Guitar God remains unchallenged
JAZZ FORUM monthly has just published the results of our annual Jazz Top readers’ poll for 2019.
Not many surprises as one might have expected. World-famous pianist Leszek Możdżer leads in three major categories: Top Musician, Top Pianist and Top Composer. Our new European sensation, Maciej Obara, recording for the prestigious ECM label is our number one alto saxophonist, but also wins the Best Album category for “Three Crowns” recorded with his Polish-Norwegian quartet. I was happy to find one of my all-time favorite vocal albums “Torpedo” by Novi Singers, recorded in 1970, winning the Best Historical Album category. It is always nice to find artist-friends leading the way in their domains, like Dorota Miśkiewicz (Vocalist oh the Year) or Krzysztof Herdzin (Arranger of the Year). People I both love and admire.
One of those people is Marek Napiórkowski, a guitar player, whose amazing career and breathtaking progress I have been following from the start. As a session player he participated in more than 150 album recordings and many film music scores. For eighteen years he played with vocalist Anna Maria Jopek and performed all around the world, including USA and Japan and most of the European countries. As a leader, he debuted with NAP in 2005 (“Nap” is his nickname by the way), the album was a showcase for his talent and diversity. He invited many guest artists to support him, including Anna Maria Jopek and Leszek Możdżer. His next record, WOLNO (2007) was a concept album (“wolno” in Polish means both freely and slowly) performed with an acoustic band and played entirely on acoustic guitar. Its highlight was a cover of Paul McCartney’s beautiful ballad The Long and Winding Road.
Covers are unlikely to be found on Napiórkowski’s recording, as he is an innovative composer in his own right, and shows uncanny flexibility, creating music for both jazz bands and vocalists, film music orchestras and writing… lullabies for small children (SZUKAJ W SNACH, recorded with Natalia Kukulska for Teatr Stary in Lublin, 2018).
No surprise his next all-acoustic album project was a power trio, called KONKUBINAP (2011) – the name being a cute acronym of trio’s members’ names: Konrad (drums), Kubiszyn (bass guitar) and the leader playing electric guitar like there is no tomorrow. This was his first album registered live in front of the audience, but Napiórkowski always records live in the studio.
One of his many side-projects I consider especially interesting is a series of albums by a lovely and talented vocalist Dorota Miśkiewicz (a daughter of the saxophonist Henryk and sister of the drummer Michał, a member of Marcin Wasilewski Trio). Between 2005 and 2012 Marek composed many tunes for her jazz-pop records, including CAMINHO (2008), a Gold Record and some golden music indeed.

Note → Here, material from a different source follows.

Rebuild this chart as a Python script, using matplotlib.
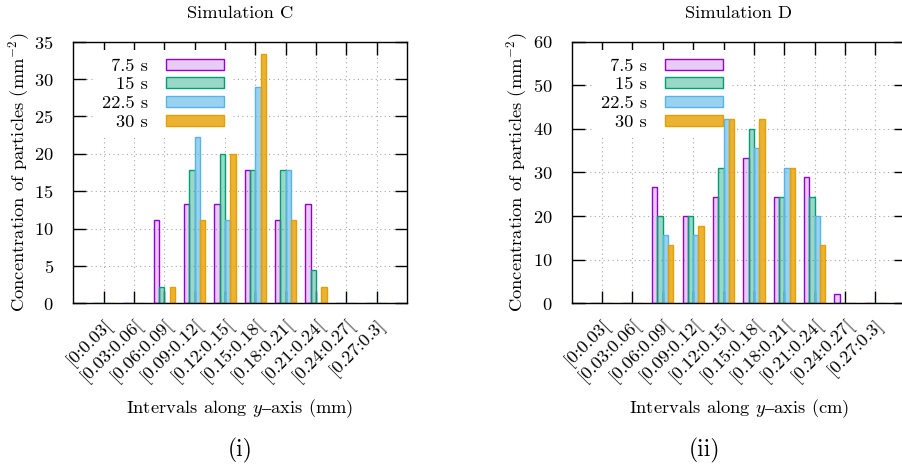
import numpy as np
import matplotlib
matplotlib.use("Agg")
import matplotlib.pyplot as plt
from matplotlib.colors import to_rgba

plt.rcParams['font.family'] = ['cmr10', 'DejaVu Serif']
plt.rcParams['mathtext.fontset'] = 'cm'
plt.rcParams['axes.formatter.use_mathtext'] = True
plt.rcParams['axes.unicode_minus'] = False

intervals = ["[0:0.03[", "[0.03:0.06[", "[0.06:0.09[", "[0.09:0.12[", "[0.12:0.15[",
             "[0.15:0.18[", "[0.18:0.21[", "[0.21:0.24[", "[0.24:0.27[", "[0.27:0.3]"]
series_labels = ["7.5 s", "15 s", "22.5 s", "30 s"]

c_75 = [0, 0, 11.11, 13.33, 13.33, 17.78, 11.11, 13.33, 0, 0]
c_15 = [0, 0, 2.22, 17.78, 20.00, 17.78, 17.78, 4.44, 0, 0]
c_225 = [0, 0, 0, 22.22, 11.11, 28.89, 17.78, 0, 0, 0]
c_30 = [0, 0, 2.22, 11.11, 20.00, 33.33, 11.11, 2.22, 0, 0]

d_75 = [0, 0, 26.67, 20.00, 24.44, 33.33, 24.44, 28.89, 2.22, 0]
d_15 = [0, 0, 20.00, 20.00, 31.11, 40.00, 24.44, 24.44, 0, 0]
d_225 = [0, 0, 15.56, 15.56, 42.22, 35.56, 31.11, 20.00, 0, 0]
d_30 = [0, 0, 13.33, 17.78, 42.22, 42.22, 31.11, 13.33, 0, 0]

colors = ["#9400d3", "#009e73", "#56b4e9", "#e69f00"]
alphas = [0.2, 0.4, 0.6, 0.8]

FS = 13.3

fig = plt.figure(figsize=(9.02, 4.66), dpi=100)
W, H = 902.0, 466.0


def make_axes(left_px, right_px, top_px, bottom_px):
    return fig.add_axes([left_px / W, 1 - bottom_px / H,
                         (right_px - left_px) / W, (bottom_px - top_px) / H])


def draw(ax, data, ymax, ystep, title, xlabel, unit):
    x = np.arange(len(intervals))
    w = 0.175
    for i, (vals, c, a, lab) in enumerate(zip(data, colors, alphas, series_labels)):
        ax.bar(x + (i - 1.5) * w, vals, width=w, facecolor=to_rgba(c, a),
               edgecolor=c, linewidth=1.0, label=lab, zorder=2)
    ax.set_xlim(-1, 10)
    ax.set_ylim(0, ymax)
    ax.set_yticks(np.arange(0, ymax + 0.1, ystep))
    ax.set_xticks(x)
    ax.set_xticklabels(intervals, rotation=45, ha='right', va='top',
                       rotation_mode='anchor', fontsize=FS)
    ax.tick_params(axis='both', direction='in', length=9, width=1.0,
                   top=True, right=True, labelsize=FS)
    ax.tick_params(axis='y', pad=14)
    ax.tick_params(axis='x', pad=9)
    ax.set_axisbelow(True)
    ax.grid(True, linestyle=(0, (1, 3)), color='#a8a8a8', linewidth=0.8)
    for s in ax.spines.values():
        s.set_linewidth(1.0)
        s.set_zorder(2.5)
    ax.set_title(title, fontsize=FS, pad=17)
    ax.set_xlabel(xlabel, fontsize=FS)
    ax.xaxis.set_label_coords(0.5, -0.36)
    ax.set_ylabel("Concentration of particles (" + unit + "$^{-2}$)", fontsize=FS,
                  va='center')
    ax.yaxis.set_label_coords(-0.163, 0.5)
    leg = ax.legend(loc='upper right', bbox_to_anchor=(0.477, 0.968),
                    markerfirst=False, frameon=True, fancybox=False,
                    facecolor='white', edgecolor='none', framealpha=1.0,
                    fontsize=FS, handlelength=3.14, handleheight=0.54,
                    handletextpad=0.97, labelspacing=0.18, borderpad=0.45,
                    borderaxespad=0)
    leg.set_zorder(1.5)


ax1 = make_axes(73.3, 407.0, 41.7, 303.3)
draw(ax1, [c_75, c_15, c_225, c_30], 35, 5, "Simulation C",
     "Intervals along $y$" + "$\u2013$" + "axis (mm)", "mm")

ax2 = make_axes(571.7, 905.7, 41.7, 303.3)
draw(ax2, [d_75, d_15, d_225, d_30], 60, 10, "Simulation D",
     "Intervals along $y$" + "$\u2013$" + "axis (cm)", "mm")

fig.text(239.7 / W, 1 - 450 / H, "(i)", fontsize=17, ha='center', va='center')
fig.text(704.5 / W, 1 - 450 / H, "(ii)", fontsize=17, ha='center', va='center')

fig.savefig("out.png", dpi=100)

Marek Napiórkowski returned to acoustic music recording CELULOID (2015) in duets with his long-time friend guitarist Artur Lisiecki. The album was filled with their new and often adventurous arrangements of Polish film music (by Komeda, Korzyński and Kilar among others). Marek’s recent recordings show his growing abilities as composer and use different musical line-ups. From his now-legendary orchestral UP! (2013), a sextet including Krzysztof Herdzin TRÓJKA LIVE (2016), to a winning collaboration with American musicians WAW-NYC (2017), thus far his most ambitious project.
But for Marek Napiórkowski playing along famous jazz giants is almost an everyday routine. He performed with Pat Methany (one of his guitar heroes), he often plays with Mino Cinelu, has accompanied Angélique Kidjo, performed blues with legendary Sugar Blue and played duets with another of his guitar heroes, John Abercrombie.
The latest album by Marek Napiórkowski is HIPOKAMP (2019), a rare butch of his originals and two covers of songs by… David Bowie. Always searching and never looking back, the artist made a contemplative record with the emphasis on the analogue synthesizer sounds and some of the best guitar playing of his career.
Interviewing Marek for JAZZ FORUM in January I asked him, what is the meaning of jazz to him and this is what he said: “Jazz for me is defined by its rhythmic structure. Not necessarily the harmony, even improvisation is not exclusively a domain of jazz, as we know Chopin was a great improviser and so do ethnic or even rock musicians. What makes jazz an international phenomenon, a contemporary music vocabulary, is the realm of rhythm. And it doesn’t have to swing, not all the time. It doesn’t have to be literal, it may be abstract and work on the unconscious level. But it must grab you, it has to grab you by the… Understand? Or our audience will disappear”.